Number of billionaires in the U.S. sets a record, but is that good for the country?


By Tony Staley
Compass Editor

Last month, Forbes magazine published its annual list of the 400 richest people in the United States. For the first time, everyone on the Forbes list has a fortune of at least $1 billion. Plus, the collective net worth of America's richest people rose to $1.25 trillion, an increase of $120 billion.

Bill Gates continues to top the list, as he has for 13 years. Eight members of the Walton family - think Wal-Mart, not John Boy - are on the list and five are in the top 11.

For comparison sake, when the annual list began in 1982, there were a baker's dozen worth of billionaires on it.

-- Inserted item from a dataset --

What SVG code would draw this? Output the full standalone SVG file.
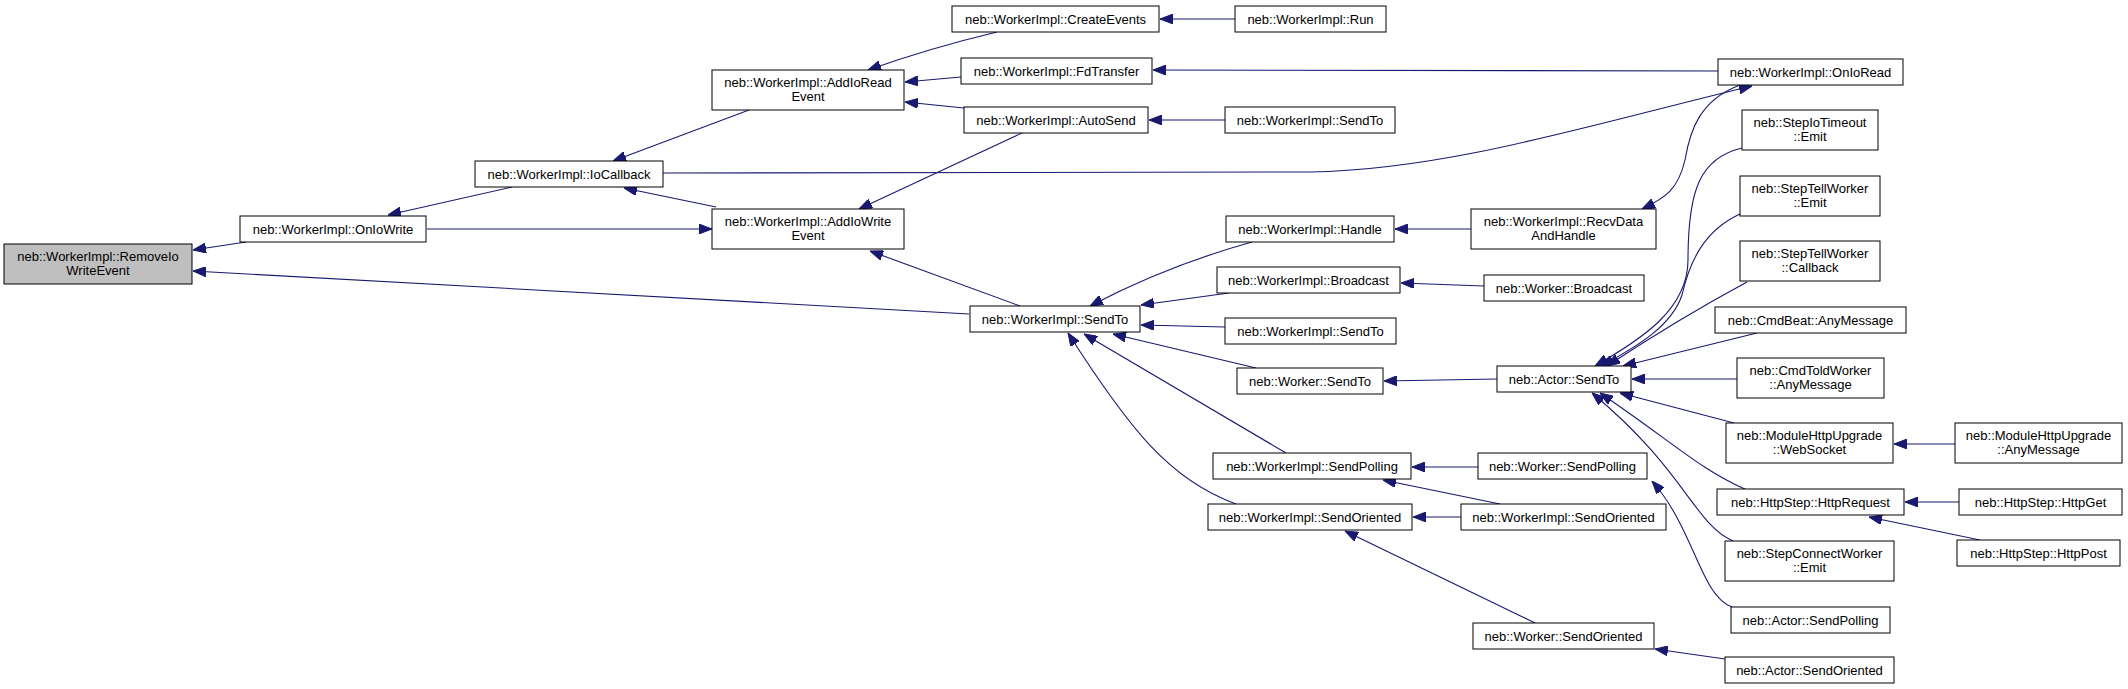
<svg xmlns="http://www.w3.org/2000/svg" width="2128" height="689" viewBox="0 0 2128 689">
<style>
rect{fill:#fff;stroke:#000;stroke-width:1}
.root rect{fill:#bfbfbf}
text{font-family:"Liberation Sans",Arial,sans-serif;font-size:13px;text-anchor:middle;fill:#000}
#edges path{fill:none;stroke:#191970;stroke-width:1.1;marker-end:url(#ah)}
</style>
<defs>
<marker id="ah" markerUnits="userSpaceOnUse" viewBox="0 0 13 10" refX="13" refY="5" markerWidth="13" markerHeight="10" orient="auto"><path d="M0,0 L13,5 L0,10 z" fill="#191970" stroke="#191970"/></marker>
</defs>
<g id="edges">
<path d="M246,242 L193,250"/>
<path d="M512,187 L388,215"/>
<path d="M716,207 L624,188"/>
<path d="M427,229 L712,229"/>
<path d="M749,110 L613,161"/>
<path d="M997,32 Q930,48 868,70"/>
<path d="M1235,19 L1160,19"/>
<path d="M961,77 L905,82"/>
<path d="M964,108 L905,102"/>
<path d="M1225,120 L1149,120"/>
<path d="M1718,71 L1153,70"/>
<path d="M1024,132 L859,209"/>
<path d="M663,173 L1310,172 C1450,170 1600,122 1752,86"/>
<path d="M1740,85 C1700,100 1690,130 1685,160 C1678,190 1665,198 1642,209"/>
<path d="M969,314 L193,271"/>
<path d="M1020,306 L870,251"/>
<path d="M1252,242 C1180,262 1130,285 1090,306"/>
<path d="M1229,293 L1141,305"/>
<path d="M1225,327 L1141,325"/>
<path d="M1256,368 L1113,334"/>
<path d="M1286,453 L1084,334"/>
<path d="M1236,504 C1170,480 1130,430 1068,333"/>
<path d="M1535,623 L1345,531"/>
<path d="M1471,229 L1395,229"/>
<path d="M1484,286 L1401,283"/>
<path d="M1497,379 L1384,381"/>
<path d="M1478,467 L1412,467"/>
<path d="M1500,504 L1383,480"/>
<path d="M1461,517 L1413,517"/>
<path d="M1725,659 L1655,649"/>
<path d="M1732,607 C1700,595 1695,530 1652,481"/>
<path d="M1742,148 C1700,158 1688,190 1688,260 C1688,310 1640,340 1595,366"/>
<path d="M1740,214 C1705,230 1690,260 1682,295 C1672,325 1640,345 1601,366"/>
<path d="M1747,282 Q1680,318 1607,366"/>
<path d="M1757,333 L1623,366"/>
<path d="M1737,379 L1632,379"/>
<path d="M1734,423 L1620,393"/>
<path d="M1747,490 C1700,470 1670,440 1600,393"/>
<path d="M1733,541 C1695,525 1685,470 1592,393"/>
<path d="M1955,444 L1894,444"/>
<path d="M1959,502 L1905,502"/>
<path d="M1980,540 L1869,517"/>
</g>
<g id="n0" class="root"><rect x="4" y="244" width="188" height="40"/><text x="98" y="261">neb::WorkerImpl::RemoveIo</text><text x="98" y="275">WriteEvent</text></g>
<g id="n1"><rect x="240" y="216" width="186" height="26"/><text x="333" y="233.5">neb::WorkerImpl::OnIoWrite</text></g>
<g id="n2"><rect x="475" y="161" width="188" height="26"/><text x="569" y="178.5">neb::WorkerImpl::IoCallback</text></g>
<g id="n3"><rect x="712" y="70" width="192" height="40"/><text x="808" y="87">neb::WorkerImpl::AddIoRead</text><text x="808" y="101">Event</text></g>
<g id="n4"><rect x="712" y="209" width="192" height="40"/><text x="808" y="226">neb::WorkerImpl::AddIoWrite</text><text x="808" y="240">Event</text></g>
<g id="n5"><rect x="952" y="6" width="207" height="26"/><text x="1055.5" y="23.5">neb::WorkerImpl::CreateEvents</text></g>
<g id="n6"><rect x="1235" y="6" width="151" height="26"/><text x="1310.5" y="23.5">neb::WorkerImpl::Run</text></g>
<g id="n7"><rect x="961" y="58" width="191" height="26"/><text x="1056.5" y="75.5">neb::WorkerImpl::FdTransfer</text></g>
<g id="n8"><rect x="964" y="107" width="184" height="26"/><text x="1056" y="124.5">neb::WorkerImpl::AutoSend</text></g>
<g id="n9"><rect x="1225" y="107" width="170" height="26"/><text x="1310" y="124.5">neb::WorkerImpl::SendTo</text></g>
<g id="n10"><rect x="1718" y="59" width="185" height="26"/><text x="1810.5" y="76.5">neb::WorkerImpl::OnIoRead</text></g>
<g id="n11"><rect x="970" y="306" width="170" height="26"/><text x="1055" y="323.5">neb::WorkerImpl::SendTo</text></g>
<g id="n12"><rect x="1226" y="216" width="168" height="26"/><text x="1310" y="233.5">neb::WorkerImpl::Handle</text></g>
<g id="n13"><rect x="1217" y="267" width="183" height="26"/><text x="1308.5" y="284.5">neb::WorkerImpl::Broadcast</text></g>
<g id="n14"><rect x="1225" y="318" width="171" height="26"/><text x="1310.5" y="335.5">neb::WorkerImpl::SendTo</text></g>
<g id="n15"><rect x="1237" y="368" width="146" height="26"/><text x="1310" y="385.5">neb::Worker::SendTo</text></g>
<g id="n16"><rect x="1213" y="453" width="198" height="26"/><text x="1312" y="470.5">neb::WorkerImpl::SendPolling</text></g>
<g id="n17"><rect x="1208" y="504" width="204" height="26"/><text x="1310" y="521.5">neb::WorkerImpl::SendOriented</text></g>
<g id="n18"><rect x="1471" y="209" width="185" height="40"/><text x="1563.5" y="226">neb::WorkerImpl::RecvData</text><text x="1563.5" y="240">AndHandle</text></g>
<g id="n19"><rect x="1484" y="275" width="160" height="26"/><text x="1564" y="292.5">neb::Worker::Broadcast</text></g>
<g id="n20"><rect x="1497" y="366" width="134" height="26"/><text x="1564" y="383.5">neb::Actor::SendTo</text></g>
<g id="n21"><rect x="1478" y="453" width="169" height="26"/><text x="1562.5" y="470.5">neb::Worker::SendPolling</text></g>
<g id="n22"><rect x="1461" y="504" width="205" height="26"/><text x="1563.5" y="521.5">neb::WorkerImpl::SendOriented</text></g>
<g id="n23"><rect x="1473" y="623" width="181" height="26"/><text x="1563.5" y="640.5">neb::Worker::SendOriented</text></g>
<g id="n24"><rect x="1742" y="110" width="136" height="40"/><text x="1810" y="127">neb::StepIoTimeout</text><text x="1810" y="141">::Emit</text></g>
<g id="n25"><rect x="1740" y="176" width="140" height="40"/><text x="1810" y="193">neb::StepTellWorker</text><text x="1810" y="207">::Emit</text></g>
<g id="n26"><rect x="1740" y="241" width="140" height="40"/><text x="1810" y="258">neb::StepTellWorker</text><text x="1810" y="272">::Callback</text></g>
<g id="n27"><rect x="1715" y="307" width="191" height="26"/><text x="1810.5" y="324.5">neb::CmdBeat::AnyMessage</text></g>
<g id="n28"><rect x="1737" y="358" width="147" height="40"/><text x="1810.5" y="375">neb::CmdToldWorker</text><text x="1810.5" y="389">::AnyMessage</text></g>
<g id="n29"><rect x="1726" y="423" width="167" height="40"/><text x="1809.5" y="440">neb::ModuleHttpUpgrade</text><text x="1809.5" y="454">::WebSocket</text></g>
<g id="n30"><rect x="1717" y="489" width="187" height="26"/><text x="1810.5" y="506.5">neb::HttpStep::HttpRequest</text></g>
<g id="n31"><rect x="1725" y="541" width="169" height="40"/><text x="1809.5" y="558">neb::StepConnectWorker</text><text x="1809.5" y="572">::Emit</text></g>
<g id="n32"><rect x="1731" y="607" width="159" height="26"/><text x="1810.5" y="624.5">neb::Actor::SendPolling</text></g>
<g id="n33"><rect x="1725" y="657" width="169" height="26"/><text x="1809.5" y="674.5">neb::Actor::SendOriented</text></g>
<g id="n34"><rect x="1955" y="423" width="167" height="40"/><text x="2038.5" y="440">neb::ModuleHttpUpgrade</text><text x="2038.5" y="454">::AnyMessage</text></g>
<g id="n35"><rect x="1959" y="489" width="163" height="26"/><text x="2040.5" y="506.5">neb::HttpStep::HttpGet</text></g>
<g id="n36"><rect x="1957" y="540" width="163" height="26"/><text x="2038.5" y="557.5">neb::HttpStep::HttpPost</text></g>
</svg>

Undoubtedly some of the increase in wealth comes from inflation. But it must be said there are many other factors, including hard work, right choices, luck, talent, all sorts of personal circumstances and the hard work of others.

And while it's unpopular to say so, government programs also contribute greatly toward the number of billionaires.

Consider, for example, that four people in the top 10 and 38 overall have made their fortune through computer software or computer-related technology. Massive government spending in defense and the space program led to the computer revolution - including the Internet - that made their wealth possible.

The fortunes of five people on the list are gambling related - an industry that exists legally through government sanction.

And everyone on the list has become richer, in part at least, from the federal tax policies of the last five years that both helped them earn more money and keep more of it.

Are all these billionaires good for America?

No, Dean Baker, a macroeconomist at the Center for Economic and Policy Research in Washington, told Frank Ahrens of the Washington Post. "I think it's very bad," Baker said, because U.S. economic growth in the past 25 years - when these billionaires made their fortunes - is slower than in the previous 25 years, which produced only 13 billionaires. "If these people pull away so much wealth, that means everyone else has less," he said.

And while the billionaire boom has led to a great increase in philanthropy, Larry Katz, an economics professor at Harvard University, told Ahrens that a great concentration of wealth and power can subvert other people's interests.

Our country should be greatly concerned about its shrinking middle class and the possibility that we are heading toward a Latin American-type society of a small wealthy group, a large group of the poor and few people in between.

Truly just societies are not built on a Darwinian economic survival of the fittest, every man for himself model. Rather, they are based on an equitable sharing of wealth and a recognition of the common good.